BEGIN DATA LISTING

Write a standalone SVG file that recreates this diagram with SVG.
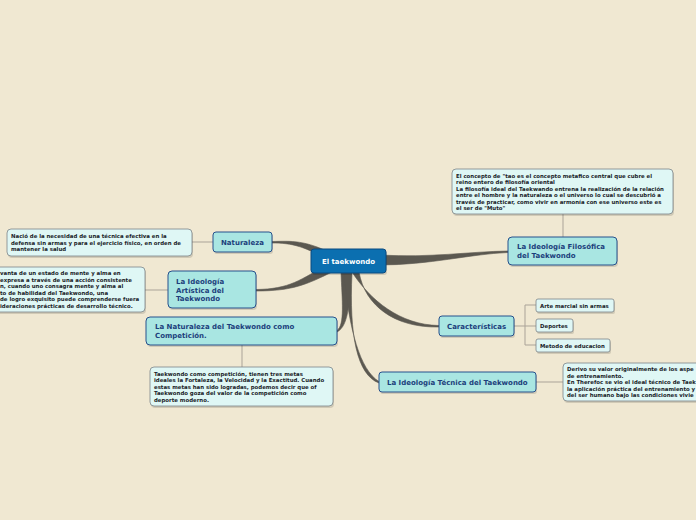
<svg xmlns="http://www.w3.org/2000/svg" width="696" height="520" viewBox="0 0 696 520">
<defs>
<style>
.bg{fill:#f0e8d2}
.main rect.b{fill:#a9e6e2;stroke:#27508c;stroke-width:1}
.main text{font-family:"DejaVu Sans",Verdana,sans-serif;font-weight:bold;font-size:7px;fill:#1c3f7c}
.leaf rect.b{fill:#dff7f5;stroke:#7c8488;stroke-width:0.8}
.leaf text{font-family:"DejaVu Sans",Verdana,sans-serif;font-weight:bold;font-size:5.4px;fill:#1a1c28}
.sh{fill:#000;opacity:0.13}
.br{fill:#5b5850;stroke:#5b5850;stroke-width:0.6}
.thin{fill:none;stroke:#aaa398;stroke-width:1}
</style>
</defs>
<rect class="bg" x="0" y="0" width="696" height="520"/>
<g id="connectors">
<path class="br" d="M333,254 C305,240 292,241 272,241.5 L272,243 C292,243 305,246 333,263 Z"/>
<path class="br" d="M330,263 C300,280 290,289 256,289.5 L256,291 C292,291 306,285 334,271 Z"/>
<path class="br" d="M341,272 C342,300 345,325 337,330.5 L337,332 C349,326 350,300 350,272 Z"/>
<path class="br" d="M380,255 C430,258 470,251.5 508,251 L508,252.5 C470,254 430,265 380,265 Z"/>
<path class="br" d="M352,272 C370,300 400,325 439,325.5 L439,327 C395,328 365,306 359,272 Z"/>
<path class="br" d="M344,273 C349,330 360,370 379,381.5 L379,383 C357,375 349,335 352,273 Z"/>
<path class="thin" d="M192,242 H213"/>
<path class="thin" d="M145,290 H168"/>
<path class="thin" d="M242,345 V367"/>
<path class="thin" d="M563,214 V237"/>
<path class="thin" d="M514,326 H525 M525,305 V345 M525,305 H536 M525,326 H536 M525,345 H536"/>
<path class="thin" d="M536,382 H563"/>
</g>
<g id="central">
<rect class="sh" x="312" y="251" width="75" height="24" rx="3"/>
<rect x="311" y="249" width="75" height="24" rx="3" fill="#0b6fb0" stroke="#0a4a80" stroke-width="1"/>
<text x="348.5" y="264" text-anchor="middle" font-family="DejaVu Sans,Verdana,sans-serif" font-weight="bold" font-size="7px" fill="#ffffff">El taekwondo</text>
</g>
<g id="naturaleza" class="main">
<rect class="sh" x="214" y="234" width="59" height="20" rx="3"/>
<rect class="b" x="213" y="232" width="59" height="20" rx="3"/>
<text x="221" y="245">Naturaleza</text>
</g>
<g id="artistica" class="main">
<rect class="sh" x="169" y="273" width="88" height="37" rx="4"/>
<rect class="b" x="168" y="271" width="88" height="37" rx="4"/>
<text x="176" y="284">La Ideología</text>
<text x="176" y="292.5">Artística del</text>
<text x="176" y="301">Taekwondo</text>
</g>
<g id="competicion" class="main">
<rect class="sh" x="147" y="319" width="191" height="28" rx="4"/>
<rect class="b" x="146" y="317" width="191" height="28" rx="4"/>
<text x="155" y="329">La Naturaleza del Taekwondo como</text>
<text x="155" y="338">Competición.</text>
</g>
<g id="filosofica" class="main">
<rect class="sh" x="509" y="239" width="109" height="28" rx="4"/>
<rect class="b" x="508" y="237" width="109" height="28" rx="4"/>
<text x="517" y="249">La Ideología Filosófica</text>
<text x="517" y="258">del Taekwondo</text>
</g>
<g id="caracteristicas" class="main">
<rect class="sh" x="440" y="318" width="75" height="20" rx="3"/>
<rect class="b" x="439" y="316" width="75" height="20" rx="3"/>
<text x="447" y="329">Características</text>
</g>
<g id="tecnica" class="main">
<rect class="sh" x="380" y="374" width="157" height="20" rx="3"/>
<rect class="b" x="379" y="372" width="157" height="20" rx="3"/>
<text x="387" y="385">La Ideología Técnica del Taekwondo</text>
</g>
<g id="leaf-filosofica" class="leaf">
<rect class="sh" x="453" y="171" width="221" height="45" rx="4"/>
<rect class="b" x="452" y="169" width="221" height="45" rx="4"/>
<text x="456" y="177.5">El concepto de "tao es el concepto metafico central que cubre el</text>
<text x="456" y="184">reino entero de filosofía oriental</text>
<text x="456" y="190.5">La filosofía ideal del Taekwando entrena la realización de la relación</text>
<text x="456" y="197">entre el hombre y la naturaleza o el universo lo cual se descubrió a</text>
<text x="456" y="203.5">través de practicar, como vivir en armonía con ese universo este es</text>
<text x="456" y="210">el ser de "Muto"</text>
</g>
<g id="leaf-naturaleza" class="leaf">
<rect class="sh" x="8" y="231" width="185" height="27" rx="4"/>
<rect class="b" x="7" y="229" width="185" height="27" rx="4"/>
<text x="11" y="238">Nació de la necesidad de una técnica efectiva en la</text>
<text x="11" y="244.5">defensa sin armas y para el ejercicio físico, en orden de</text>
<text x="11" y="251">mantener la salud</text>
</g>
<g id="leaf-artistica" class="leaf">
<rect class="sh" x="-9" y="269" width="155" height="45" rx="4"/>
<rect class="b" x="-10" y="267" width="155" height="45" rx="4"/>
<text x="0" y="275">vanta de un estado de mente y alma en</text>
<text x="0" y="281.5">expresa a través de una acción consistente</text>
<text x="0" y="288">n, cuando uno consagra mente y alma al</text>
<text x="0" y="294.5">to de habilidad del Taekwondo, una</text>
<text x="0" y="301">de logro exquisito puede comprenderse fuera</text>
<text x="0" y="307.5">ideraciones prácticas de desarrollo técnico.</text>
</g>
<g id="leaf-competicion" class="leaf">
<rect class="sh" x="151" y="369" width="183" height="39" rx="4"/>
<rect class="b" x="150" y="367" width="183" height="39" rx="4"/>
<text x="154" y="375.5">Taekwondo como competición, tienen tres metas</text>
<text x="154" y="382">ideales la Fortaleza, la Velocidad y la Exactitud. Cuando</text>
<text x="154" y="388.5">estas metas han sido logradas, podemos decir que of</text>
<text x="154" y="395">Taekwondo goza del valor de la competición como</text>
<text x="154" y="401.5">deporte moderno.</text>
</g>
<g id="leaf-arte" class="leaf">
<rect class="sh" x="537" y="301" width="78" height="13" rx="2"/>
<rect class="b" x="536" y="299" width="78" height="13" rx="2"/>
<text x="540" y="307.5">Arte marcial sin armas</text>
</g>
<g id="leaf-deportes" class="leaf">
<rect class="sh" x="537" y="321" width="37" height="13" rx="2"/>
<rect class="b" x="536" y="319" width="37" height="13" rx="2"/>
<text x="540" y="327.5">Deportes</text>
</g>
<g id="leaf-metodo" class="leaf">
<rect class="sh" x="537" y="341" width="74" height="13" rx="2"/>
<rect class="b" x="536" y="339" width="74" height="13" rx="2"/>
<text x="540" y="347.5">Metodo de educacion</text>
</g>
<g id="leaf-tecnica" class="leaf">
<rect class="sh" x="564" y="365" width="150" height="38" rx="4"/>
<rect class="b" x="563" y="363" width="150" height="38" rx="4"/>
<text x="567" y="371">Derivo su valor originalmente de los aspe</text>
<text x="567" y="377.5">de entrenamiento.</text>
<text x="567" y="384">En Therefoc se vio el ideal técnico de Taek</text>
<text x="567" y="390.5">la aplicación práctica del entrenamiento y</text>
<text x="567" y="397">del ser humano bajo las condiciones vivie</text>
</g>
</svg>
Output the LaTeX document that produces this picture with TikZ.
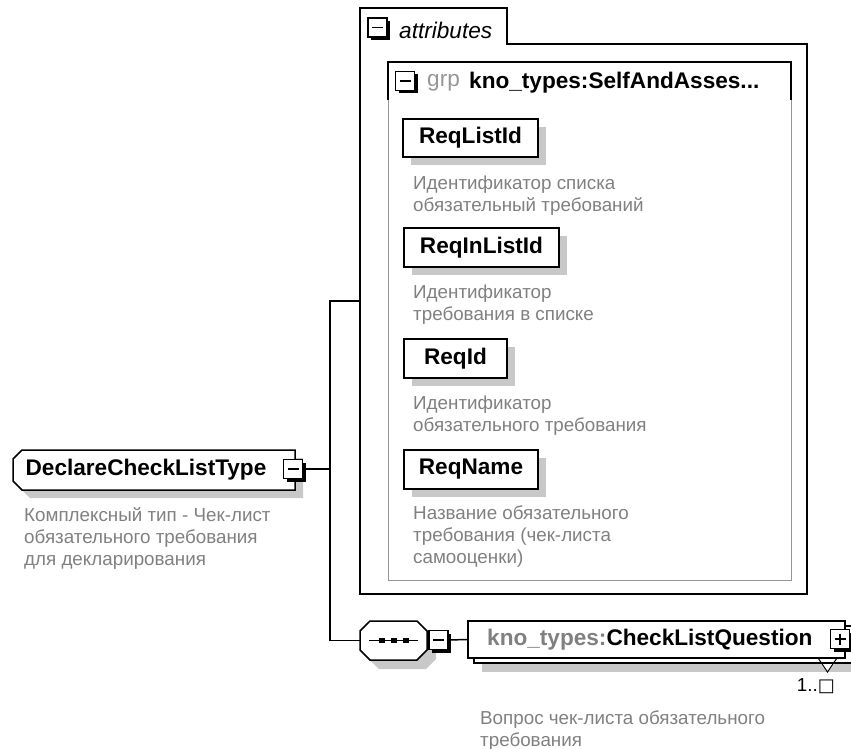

END DATA LISTING

:: WORK REQUIRED ::
From the entries above, collect every line with the string "that" in it.

:: EXERCISE OUTPUT ::
Write a standalone SVG file that recreates this diagram with SVG.
Output the LaTeX document that produces this picture with TikZ.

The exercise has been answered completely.